_Exercise prompt:_
Take the lines from the one with "Recreate this image" through the one with "(620,284) node[datum] (d6)", both ends kept, and reproduce them exactly without the pictures.

□ □ □ □ □

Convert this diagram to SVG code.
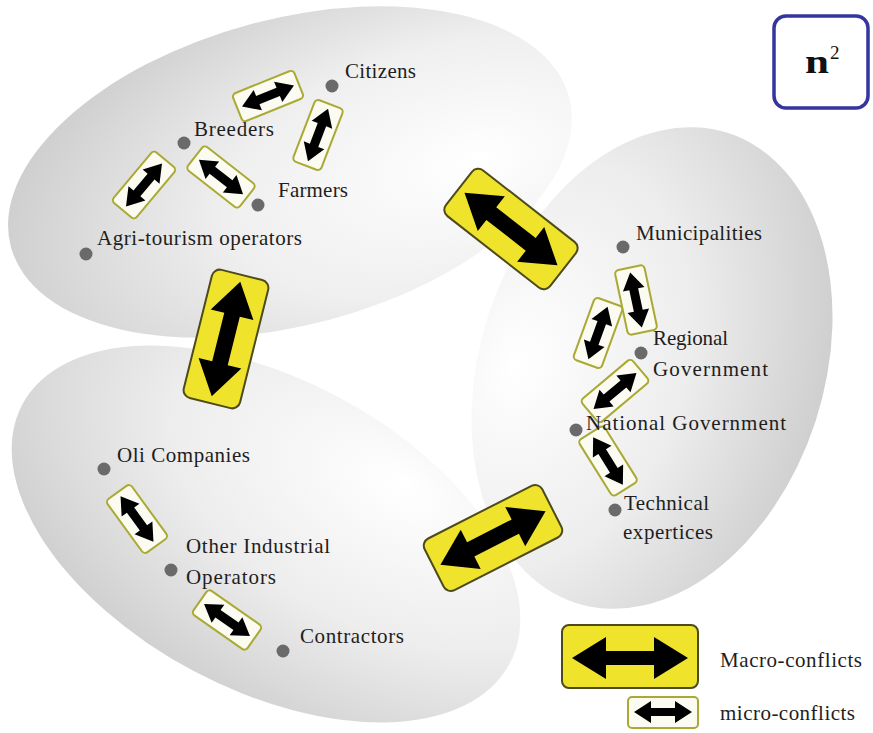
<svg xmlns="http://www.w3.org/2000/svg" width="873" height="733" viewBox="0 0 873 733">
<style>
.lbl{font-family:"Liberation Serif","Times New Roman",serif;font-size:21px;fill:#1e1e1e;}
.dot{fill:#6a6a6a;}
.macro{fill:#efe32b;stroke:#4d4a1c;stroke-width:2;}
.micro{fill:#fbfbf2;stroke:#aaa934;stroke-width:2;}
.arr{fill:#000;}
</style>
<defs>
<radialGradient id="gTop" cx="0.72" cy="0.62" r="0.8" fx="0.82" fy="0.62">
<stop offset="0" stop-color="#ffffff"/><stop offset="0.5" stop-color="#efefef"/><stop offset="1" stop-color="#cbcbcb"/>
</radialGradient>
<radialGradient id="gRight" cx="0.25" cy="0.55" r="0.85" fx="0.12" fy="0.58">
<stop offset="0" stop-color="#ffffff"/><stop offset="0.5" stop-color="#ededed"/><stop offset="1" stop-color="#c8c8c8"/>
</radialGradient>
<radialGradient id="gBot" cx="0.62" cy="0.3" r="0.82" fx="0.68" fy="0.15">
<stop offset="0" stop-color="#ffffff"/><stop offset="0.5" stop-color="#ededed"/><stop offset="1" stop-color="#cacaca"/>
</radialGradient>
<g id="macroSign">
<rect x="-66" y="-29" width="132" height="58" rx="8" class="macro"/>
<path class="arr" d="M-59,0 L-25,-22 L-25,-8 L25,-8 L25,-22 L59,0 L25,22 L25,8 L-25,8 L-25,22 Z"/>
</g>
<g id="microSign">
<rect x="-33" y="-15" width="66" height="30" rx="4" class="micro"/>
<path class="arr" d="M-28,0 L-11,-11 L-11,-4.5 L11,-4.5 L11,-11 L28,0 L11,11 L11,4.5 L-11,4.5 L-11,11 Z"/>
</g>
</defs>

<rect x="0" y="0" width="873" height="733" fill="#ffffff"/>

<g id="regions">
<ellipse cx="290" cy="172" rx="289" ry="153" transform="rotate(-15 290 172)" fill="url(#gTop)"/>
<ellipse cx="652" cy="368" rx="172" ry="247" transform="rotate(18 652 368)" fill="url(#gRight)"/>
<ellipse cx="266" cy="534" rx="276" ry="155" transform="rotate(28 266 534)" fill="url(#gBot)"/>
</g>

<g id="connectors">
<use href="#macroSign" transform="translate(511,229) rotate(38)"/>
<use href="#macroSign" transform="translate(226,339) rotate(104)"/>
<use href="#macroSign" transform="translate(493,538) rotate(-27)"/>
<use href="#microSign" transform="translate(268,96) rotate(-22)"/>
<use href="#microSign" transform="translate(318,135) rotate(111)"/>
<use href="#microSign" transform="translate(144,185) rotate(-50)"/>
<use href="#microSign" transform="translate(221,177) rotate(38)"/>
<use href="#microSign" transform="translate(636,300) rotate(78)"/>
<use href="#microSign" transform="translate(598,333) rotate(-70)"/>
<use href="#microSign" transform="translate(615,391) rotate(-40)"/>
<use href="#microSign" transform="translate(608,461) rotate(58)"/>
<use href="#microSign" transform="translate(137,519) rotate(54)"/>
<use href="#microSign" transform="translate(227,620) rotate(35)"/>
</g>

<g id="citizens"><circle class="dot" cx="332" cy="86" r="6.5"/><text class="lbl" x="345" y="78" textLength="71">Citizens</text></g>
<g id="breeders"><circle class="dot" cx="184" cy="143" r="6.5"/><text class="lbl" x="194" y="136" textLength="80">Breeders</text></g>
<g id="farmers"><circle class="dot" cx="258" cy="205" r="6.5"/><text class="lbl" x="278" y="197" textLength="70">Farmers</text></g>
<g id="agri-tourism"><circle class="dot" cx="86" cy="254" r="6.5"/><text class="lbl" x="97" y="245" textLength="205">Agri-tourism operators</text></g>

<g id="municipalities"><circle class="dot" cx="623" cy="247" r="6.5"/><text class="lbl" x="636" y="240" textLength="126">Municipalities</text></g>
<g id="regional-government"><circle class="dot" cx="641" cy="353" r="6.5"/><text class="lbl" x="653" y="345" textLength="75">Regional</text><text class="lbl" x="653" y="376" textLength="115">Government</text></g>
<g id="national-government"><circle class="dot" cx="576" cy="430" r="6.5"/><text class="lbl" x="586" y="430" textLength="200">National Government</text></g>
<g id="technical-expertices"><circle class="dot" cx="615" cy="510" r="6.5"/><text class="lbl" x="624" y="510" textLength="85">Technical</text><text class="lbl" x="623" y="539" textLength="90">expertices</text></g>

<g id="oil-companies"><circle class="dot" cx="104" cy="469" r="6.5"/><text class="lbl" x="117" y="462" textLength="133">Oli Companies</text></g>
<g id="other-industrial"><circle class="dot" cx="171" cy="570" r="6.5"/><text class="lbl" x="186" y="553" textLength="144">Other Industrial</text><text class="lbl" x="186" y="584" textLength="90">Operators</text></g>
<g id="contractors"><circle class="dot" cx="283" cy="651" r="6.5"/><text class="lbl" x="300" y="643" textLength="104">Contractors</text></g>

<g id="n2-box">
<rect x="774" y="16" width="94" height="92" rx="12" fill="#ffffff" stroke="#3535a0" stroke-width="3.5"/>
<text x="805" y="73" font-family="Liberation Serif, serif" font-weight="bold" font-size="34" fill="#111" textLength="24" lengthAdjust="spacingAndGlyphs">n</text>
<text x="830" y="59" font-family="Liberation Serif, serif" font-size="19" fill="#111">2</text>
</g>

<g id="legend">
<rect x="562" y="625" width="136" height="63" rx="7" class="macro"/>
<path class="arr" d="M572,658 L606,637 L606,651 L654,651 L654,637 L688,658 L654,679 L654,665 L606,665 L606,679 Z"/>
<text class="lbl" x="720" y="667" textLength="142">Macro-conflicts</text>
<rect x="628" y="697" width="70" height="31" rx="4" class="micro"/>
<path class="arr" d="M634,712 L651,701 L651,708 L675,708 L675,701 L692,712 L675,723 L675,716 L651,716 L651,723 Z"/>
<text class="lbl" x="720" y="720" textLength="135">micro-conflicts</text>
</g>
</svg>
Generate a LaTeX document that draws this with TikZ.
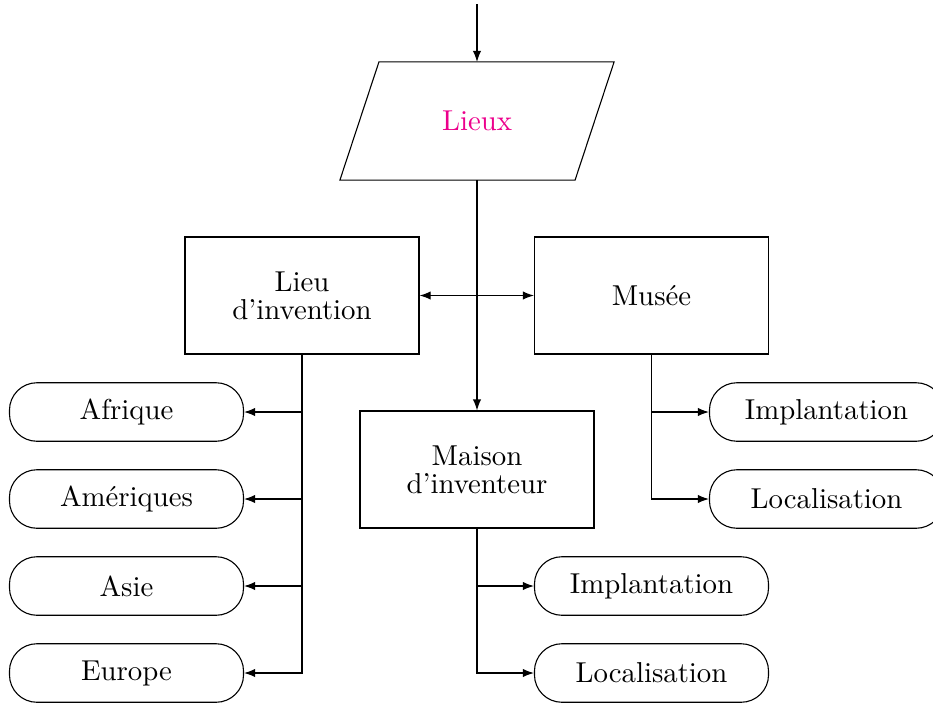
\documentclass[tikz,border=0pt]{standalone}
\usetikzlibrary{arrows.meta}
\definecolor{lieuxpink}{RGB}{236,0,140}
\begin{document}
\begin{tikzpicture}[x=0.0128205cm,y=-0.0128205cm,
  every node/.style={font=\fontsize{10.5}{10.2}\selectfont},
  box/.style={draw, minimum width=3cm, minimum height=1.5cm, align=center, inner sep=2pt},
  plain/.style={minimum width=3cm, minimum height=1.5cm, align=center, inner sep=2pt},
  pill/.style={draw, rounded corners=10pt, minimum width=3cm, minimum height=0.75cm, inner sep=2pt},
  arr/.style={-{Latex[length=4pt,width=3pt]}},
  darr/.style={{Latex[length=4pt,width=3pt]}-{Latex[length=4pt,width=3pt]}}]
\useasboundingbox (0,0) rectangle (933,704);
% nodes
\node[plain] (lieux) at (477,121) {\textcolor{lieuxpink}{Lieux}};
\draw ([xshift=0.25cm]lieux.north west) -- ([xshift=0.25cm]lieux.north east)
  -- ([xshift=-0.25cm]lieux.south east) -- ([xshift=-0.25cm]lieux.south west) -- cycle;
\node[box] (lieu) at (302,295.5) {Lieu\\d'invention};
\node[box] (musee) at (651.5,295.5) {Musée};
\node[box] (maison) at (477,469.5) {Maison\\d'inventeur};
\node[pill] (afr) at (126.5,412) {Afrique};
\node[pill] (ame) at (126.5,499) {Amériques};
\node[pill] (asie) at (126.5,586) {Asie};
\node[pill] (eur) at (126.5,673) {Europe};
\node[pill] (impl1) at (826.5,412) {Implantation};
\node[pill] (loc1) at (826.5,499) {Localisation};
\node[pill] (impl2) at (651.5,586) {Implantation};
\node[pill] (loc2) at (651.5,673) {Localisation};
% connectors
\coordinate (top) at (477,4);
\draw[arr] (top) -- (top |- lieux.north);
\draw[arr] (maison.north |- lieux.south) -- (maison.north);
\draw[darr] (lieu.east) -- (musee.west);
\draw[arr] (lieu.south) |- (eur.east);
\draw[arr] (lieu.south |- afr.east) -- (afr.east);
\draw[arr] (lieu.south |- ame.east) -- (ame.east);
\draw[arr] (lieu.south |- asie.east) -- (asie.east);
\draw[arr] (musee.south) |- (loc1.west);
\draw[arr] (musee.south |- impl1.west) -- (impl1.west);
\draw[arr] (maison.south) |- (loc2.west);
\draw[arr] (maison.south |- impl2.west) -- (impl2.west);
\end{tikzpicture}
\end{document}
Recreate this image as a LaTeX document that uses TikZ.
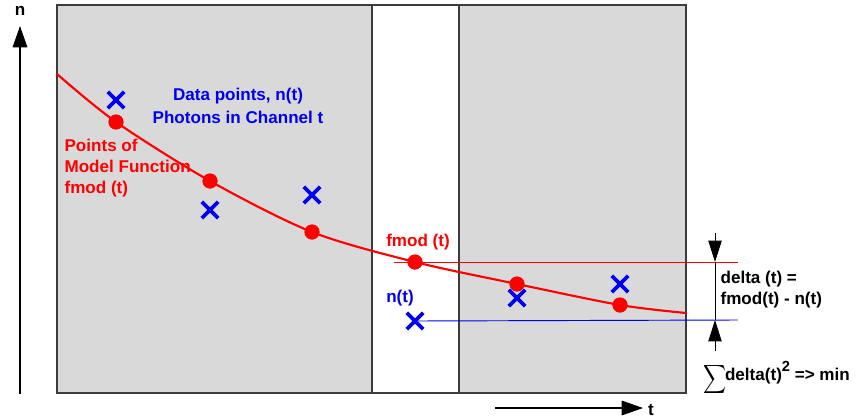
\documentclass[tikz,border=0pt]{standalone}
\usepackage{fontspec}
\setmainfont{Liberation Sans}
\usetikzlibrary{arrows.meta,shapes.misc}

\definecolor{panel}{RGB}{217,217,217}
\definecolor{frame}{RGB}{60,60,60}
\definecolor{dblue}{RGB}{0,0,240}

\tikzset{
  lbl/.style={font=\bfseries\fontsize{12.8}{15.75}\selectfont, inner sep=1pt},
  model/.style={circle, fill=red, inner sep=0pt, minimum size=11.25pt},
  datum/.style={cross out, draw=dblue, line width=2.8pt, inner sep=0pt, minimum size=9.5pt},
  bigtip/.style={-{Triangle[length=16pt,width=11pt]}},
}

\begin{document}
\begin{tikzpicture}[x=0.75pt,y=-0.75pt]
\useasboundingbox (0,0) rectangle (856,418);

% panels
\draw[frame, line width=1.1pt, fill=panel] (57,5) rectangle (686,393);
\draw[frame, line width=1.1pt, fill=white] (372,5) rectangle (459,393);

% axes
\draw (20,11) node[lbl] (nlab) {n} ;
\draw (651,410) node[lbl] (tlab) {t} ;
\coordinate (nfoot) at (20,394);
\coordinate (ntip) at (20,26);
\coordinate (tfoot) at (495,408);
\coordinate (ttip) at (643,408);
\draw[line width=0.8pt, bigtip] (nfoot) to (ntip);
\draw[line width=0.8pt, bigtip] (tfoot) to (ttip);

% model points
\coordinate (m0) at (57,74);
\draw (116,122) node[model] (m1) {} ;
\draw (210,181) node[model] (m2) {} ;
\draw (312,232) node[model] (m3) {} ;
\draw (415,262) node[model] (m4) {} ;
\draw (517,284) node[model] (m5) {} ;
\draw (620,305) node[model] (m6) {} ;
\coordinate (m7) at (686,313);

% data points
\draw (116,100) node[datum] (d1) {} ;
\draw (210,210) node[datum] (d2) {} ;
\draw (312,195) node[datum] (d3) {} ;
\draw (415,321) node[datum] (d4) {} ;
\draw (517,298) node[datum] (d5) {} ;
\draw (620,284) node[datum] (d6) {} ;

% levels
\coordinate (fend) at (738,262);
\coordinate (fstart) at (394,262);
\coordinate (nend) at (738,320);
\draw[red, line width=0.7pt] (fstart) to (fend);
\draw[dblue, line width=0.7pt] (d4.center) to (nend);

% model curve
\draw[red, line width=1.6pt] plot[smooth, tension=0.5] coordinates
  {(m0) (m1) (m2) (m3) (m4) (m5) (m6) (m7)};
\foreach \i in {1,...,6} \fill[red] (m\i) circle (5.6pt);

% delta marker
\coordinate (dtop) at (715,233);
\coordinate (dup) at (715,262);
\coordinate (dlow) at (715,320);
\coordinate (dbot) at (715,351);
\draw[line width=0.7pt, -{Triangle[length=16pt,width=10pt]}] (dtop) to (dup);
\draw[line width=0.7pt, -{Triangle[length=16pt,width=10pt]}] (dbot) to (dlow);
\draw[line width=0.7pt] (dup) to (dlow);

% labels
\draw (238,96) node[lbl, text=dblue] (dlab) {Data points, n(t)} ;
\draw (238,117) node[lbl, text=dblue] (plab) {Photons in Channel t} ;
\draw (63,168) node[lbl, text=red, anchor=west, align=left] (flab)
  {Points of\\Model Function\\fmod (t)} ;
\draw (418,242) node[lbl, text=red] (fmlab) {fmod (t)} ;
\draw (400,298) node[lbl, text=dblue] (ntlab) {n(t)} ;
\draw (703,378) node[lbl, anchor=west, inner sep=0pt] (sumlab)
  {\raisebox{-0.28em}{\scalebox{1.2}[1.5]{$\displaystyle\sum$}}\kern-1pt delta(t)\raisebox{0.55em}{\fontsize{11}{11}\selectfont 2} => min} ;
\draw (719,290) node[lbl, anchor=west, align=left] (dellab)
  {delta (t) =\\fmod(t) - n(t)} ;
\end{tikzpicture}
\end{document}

□ □ □ □ □

_Response to the exercise:_
Recreate this image as a LaTeX document that uses TikZ.
\documentclass[tikz,border=0pt]{standalone}
\usepackage{fontspec}
\setmainfont{Liberation Sans}
\usetikzlibrary{arrows.meta,shapes.misc}

\definecolor{panel}{RGB}{217,217,217}
\definecolor{frame}{RGB}{60,60,60}
\definecolor{dblue}{RGB}{0,0,240}

\tikzset{
  lbl/.style={font=\bfseries\fontsize{12.8}{15.75}\selectfont, inner sep=1pt},
  model/.style={circle, fill=red, inner sep=0pt, minimum size=11.25pt},
  datum/.style={cross out, draw=dblue, line width=2.8pt, inner sep=0pt, minimum size=9.5pt},
  bigtip/.style={-{Triangle[length=16pt,width=11pt]}},
}

\begin{document}
\begin{tikzpicture}[x=0.75pt,y=-0.75pt]
\useasboundingbox (0,0) rectangle (856,418);

% panels
\draw[frame, line width=1.1pt, fill=panel] (57,5) rectangle (686,393);
\draw[frame, line width=1.1pt, fill=white] (372,5) rectangle (459,393);

% axes
\draw (20,11) node[lbl] (nlab) {n} ;
\draw (651,410) node[lbl] (tlab) {t} ;
\coordinate (nfoot) at (20,394);
\coordinate (ntip) at (20,26);
\coordinate (tfoot) at (495,408);
\coordinate (ttip) at (643,408);
\draw[line width=0.8pt, bigtip] (nfoot) to (ntip);
\draw[line width=0.8pt, bigtip] (tfoot) to (ttip);

% model points
\coordinate (m0) at (57,74);
\draw (116,122) node[model] (m1) {} ;
\draw (210,181) node[model] (m2) {} ;
\draw (312,232) node[model] (m3) {} ;
\draw (415,262) node[model] (m4) {} ;
\draw (517,284) node[model] (m5) {} ;
\draw (620,305) node[model] (m6) {} ;
\coordinate (m7) at (686,313);

% data points
\draw (116,100) node[datum] (d1) {} ;
\draw (210,210) node[datum] (d2) {} ;
\draw (312,195) node[datum] (d3) {} ;
\draw (415,321) node[datum] (d4) {} ;
\draw (517,298) node[datum] (d5) {} ;
\draw (620,284) node[datum] (d6) {} ;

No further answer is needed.